→ Information provided:
━━━

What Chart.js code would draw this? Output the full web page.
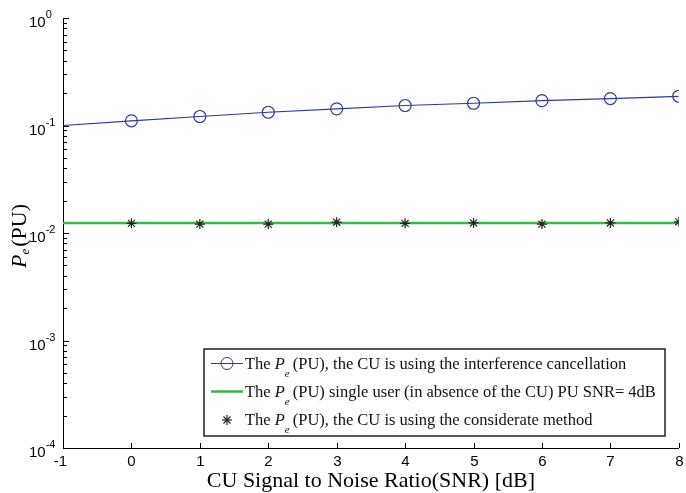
<!DOCTYPE html>
<html>
<head>
<meta charset="utf-8">
<script src="https://cdn.jsdelivr.net/npm/chart.js@4.4.1/dist/chart.umd.min.js"></script>
<style>
  html, body { margin: 0; padding: 0; background: #fff; }
  #wrap { width: 686px; height: 493px; }
</style>
</head>
<body>
<div id="wrap"><canvas id="peChart" width="686" height="493"></canvas></div>
<script>
// 横轴：CU 信噪比 (dB)
const snrDb = [-1, 0, 1, 2, 3, 4, 5, 6, 7, 8];
// 干扰消除时 PU 的误码率（-1 处只有线没有圆圈）
const peInterfCancel = [0.100, 0.1106, 0.1213, 0.1328, 0.1428, 0.1534, 0.1610, 0.1706, 0.1781, 0.1870];
// 单用户（无 CU）PU SNR = 4dB，水平线
const singleX = [-1, 8];
const peSingleUser = [0.0124, 0.0124];
// considerate 方法（星号）
const starX = [0, 1, 2, 3, 4, 5, 6, 7, 8];
const peConsiderate = [0.0123, 0.0121, 0.0121, 0.0126, 0.0123, 0.0124, 0.0121, 0.0124, 0.0127];
// 刻度
const xTicks = [-1, 0, 1, 2, 3, 4, 5, 6, 7, 8];
const yTickExp = [0, -1, -2, -3, -4];

const blue = '#2b3a98';
const green = '#3cb54a';
const starColor = '#222222';

const toPts = (xs, ys) => xs.map((x, i) => ({ x: x, y: ys[i] }));

// 带斜体 P 和下标 e 的文字
function drawRich(ctx, parts, x, y) {
    parts.forEach(p => {
        ctx.font = p.font;
        ctx.fillText(p.text, x, y + (p.dy || 0));
        x += ctx.measureText(p.text).width + (p.gap || 0);
    });
}

const decorPlugin = {
    id: 'decor',
    afterDraw(chart) {
        const ctx = chart.ctx;
        const xs = chart.scales.x, ys = chart.scales.y;
        const area = chart.chartArea;
        ctx.save();
        ctx.strokeStyle = '#000';
        ctx.fillStyle = '#000';
        ctx.lineWidth = 1;

        // x 轴刻度（朝内）
        xTicks.forEach(v => {
            const px = Math.round(xs.getPixelForValue(v)) + 0.5;
            ctx.beginPath();
            ctx.moveTo(px, area.bottom);
            ctx.lineTo(px, area.bottom - 5);
            ctx.stroke();
            ctx.font = '15px "Liberation Sans", Arial, sans-serif';
            ctx.textAlign = 'center';
            ctx.textBaseline = 'middle';
            ctx.fillText(String(v), px - (v < 0 ? 3 : 0), area.bottom + 14);
        });

        // y 轴主/次刻度
        yTickExp.forEach(e => {
            const py = Math.round(ys.getPixelForValue(Math.pow(10, e))) + 0.5;
            ctx.beginPath();
            ctx.moveTo(area.left, py);
            ctx.lineTo(area.left + 6, py);
            ctx.stroke();
            if (e > -4) {
                for (let m = 2; m <= 9; m++) {
                    const my = Math.round(ys.getPixelForValue(m * Math.pow(10, e - 1))) + 0.5;
                    ctx.beginPath();
                    ctx.moveTo(area.left, my);
                    ctx.lineTo(area.left + 4, my);
                    ctx.stroke();
                }
            }
            ctx.textAlign = 'left';
            ctx.textBaseline = 'alphabetic';
            ctx.font = '15px "Liberation Sans", Arial, sans-serif';
            ctx.fillText('10', 29, py + 8);
            const w = ctx.measureText('10').width;
            ctx.font = '11px "Liberation Sans", Arial, sans-serif';
            ctx.fillText(String(e), 29 + w, py - 1);
        });

        // x 轴标题
        ctx.textAlign = 'center';
        ctx.textBaseline = 'alphabetic';
        ctx.font = '22px "Liberation Serif", "Times New Roman", serif';
        ctx.fillText('CU Signal to Noise Ratio(SNR) [dB]', (area.left + area.right) / 2, 487);

        // y 轴标题 P_e (PU)
        ctx.save();
        ctx.translate(26, 268);
        ctx.rotate(-Math.PI / 2);
        ctx.textAlign = 'left';
        drawRich(ctx, [
            { text: 'P', font: 'italic 22px "Liberation Serif", serif' },
            { text: 'e', font: 'italic 13px "Liberation Serif", serif', dy: 3, gap: 2 },
            { text: '(PU)', font: '22px "Liberation Serif", serif' }
        ], 0, 0);
        ctx.restore();

        // 图例
        const lx = 204, ly = 349, lw = 461, lh = 87;
        ctx.fillStyle = '#fff';
        ctx.fillRect(lx, ly, lw, lh);
        ctx.strokeStyle = '#222';
        ctx.lineWidth = 1.5;
        ctx.strokeRect(lx, ly, lw, lh);

        const rowsY = [363.5, 391.5, 420];
        // 第一行：蓝线+圆圈
        ctx.strokeStyle = blue;
        ctx.lineWidth = 1;
        ctx.beginPath();
        ctx.moveTo(211, rowsY[0]);
        ctx.lineTo(243, rowsY[0]);
        ctx.stroke();
        ctx.beginPath();
        ctx.arc(227, rowsY[0], 6, 0, Math.PI * 2);
        ctx.stroke();
        // 第二行：绿线
        ctx.strokeStyle = green;
        ctx.lineWidth = 2.5;
        ctx.beginPath();
        ctx.moveTo(211, rowsY[1]);
        ctx.lineTo(243, rowsY[1]);
        ctx.stroke();
        // 第三行：星号
        ctx.strokeStyle = starColor;
        ctx.lineWidth = 1.2;
        const sx = 227, sy = rowsY[2], r = 5;
        for (let k = 0; k < 4; k++) {
            const a = k * Math.PI / 4;
            ctx.beginPath();
            ctx.moveTo(sx - r * Math.cos(a), sy - r * Math.sin(a));
            ctx.lineTo(sx + r * Math.cos(a), sy + r * Math.sin(a));
            ctx.stroke();
        }

        ctx.fillStyle = '#111';
        ctx.textAlign = 'left';
        ctx.textBaseline = 'alphabetic';
        const serif = '"Liberation Serif", "Times New Roman", serif';
        const lead = [
            { text: 'The ', font: '16.5px ' + serif },
            { text: 'P', font: 'italic 16.5px ' + serif },
            { text: 'e', font: 'italic 11px ' + serif, dy: 8, gap: 3 }
        ];
        const tails = [
            '(PU), the CU is using the interference cancellation',
            '(PU) single user (in absence of the CU) PU SNR= 4dB',
            '(PU), the CU is using the considerate method'
        ];
        tails.forEach((t, i) => {
            drawRich(ctx, lead.concat([{ text: t, font: '16.5px ' + serif }]), 245, rowsY[i] + 5);
        });

        ctx.restore();
    }
};

new Chart(document.getElementById('peChart'), {
    type: 'scatter',
    data: {
        datasets: [
            {
                label: 'interference cancellation',
                data: toPts(snrDb, peInterfCancel),
                showLine: true,
                borderColor: blue,
                backgroundColor: 'rgba(0,0,0,0)',
                borderWidth: 1.2,
                pointStyle: 'circle',
                pointRadius: ctx => (ctx.dataIndex === 0 ? 0 : 6),
                pointBorderColor: blue,
                pointBorderWidth: 1.2,
                pointBackgroundColor: 'rgba(0,0,0,0)',
                order: 2
            },
            {
                label: 'single user',
                data: toPts(singleX, peSingleUser),
                showLine: true,
                borderColor: green,
                borderWidth: 2.5,
                pointRadius: 0,
                order: 1
            },
            {
                label: 'considerate',
                data: toPts(starX, peConsiderate),
                showLine: false,
                pointStyle: 'star',
                pointRadius: 5,
                pointBorderColor: starColor,
                pointBorderWidth: 1.2,
                pointBackgroundColor: starColor,
                order: 0
            }
        ]
    },
    options: {
        responsive: false,
        animation: false,
        events: [],
        layout: { padding: { top: 18, right: 6, left: 0, bottom: 0 } },
        plugins: {
            legend: { display: false },
            tooltip: { enabled: false }
        },
        scales: {
            x: {
                type: 'linear',
                min: -1,
                max: 8,
                grid: { display: false },
                border: { display: true, color: '#000', width: 1 },
                ticks: { display: false },
                afterFit: s => { s.height = 45; }
            },
            y: {
                type: 'logarithmic',
                min: 1e-4,
                max: 1,
                grid: { display: false },
                border: { display: true, color: '#000', width: 1 },
                ticks: { display: false },
                afterFit: s => { s.width = 63; }
            }
        }
    },
    plugins: [decorPlugin]
});
</script>
</body>
</html>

━━━

→ Objective: Only the lines from the start of the material through the line containing "const toPts = (xs, ys)" should be transcribed. Pictures stay out.

→ Result:
What Chart.js code would draw this? Output the full web page.
<!DOCTYPE html>
<html>
<head>
<meta charset="utf-8">
<script src="https://cdn.jsdelivr.net/npm/chart.js@4.4.1/dist/chart.umd.min.js"></script>
<style>
  html, body { margin: 0; padding: 0; background: #fff; }
  #wrap { width: 686px; height: 493px; }
</style>
</head>
<body>
<div id="wrap"><canvas id="peChart" width="686" height="493"></canvas></div>
<script>
// 横轴：CU 信噪比 (dB)
const snrDb = [-1, 0, 1, 2, 3, 4, 5, 6, 7, 8];
// 干扰消除时 PU 的误码率（-1 处只有线没有圆圈）
const peInterfCancel = [0.100, 0.1106, 0.1213, 0.1328, 0.1428, 0.1534, 0.1610, 0.1706, 0.1781, 0.1870];
// 单用户（无 CU）PU SNR = 4dB，水平线
const singleX = [-1, 8];
const peSingleUser = [0.0124, 0.0124];
// considerate 方法（星号）
const starX = [0, 1, 2, 3, 4, 5, 6, 7, 8];
const peConsiderate = [0.0123, 0.0121, 0.0121, 0.0126, 0.0123, 0.0124, 0.0121, 0.0124, 0.0127];
// 刻度
const xTicks = [-1, 0, 1, 2, 3, 4, 5, 6, 7, 8];
const yTickExp = [0, -1, -2, -3, -4];

const blue = '#2b3a98';
const green = '#3cb54a';
const starColor = '#222222';

const toPts = (xs, ys) => xs.map((x, i) => ({ x: x, y: ys[i] }));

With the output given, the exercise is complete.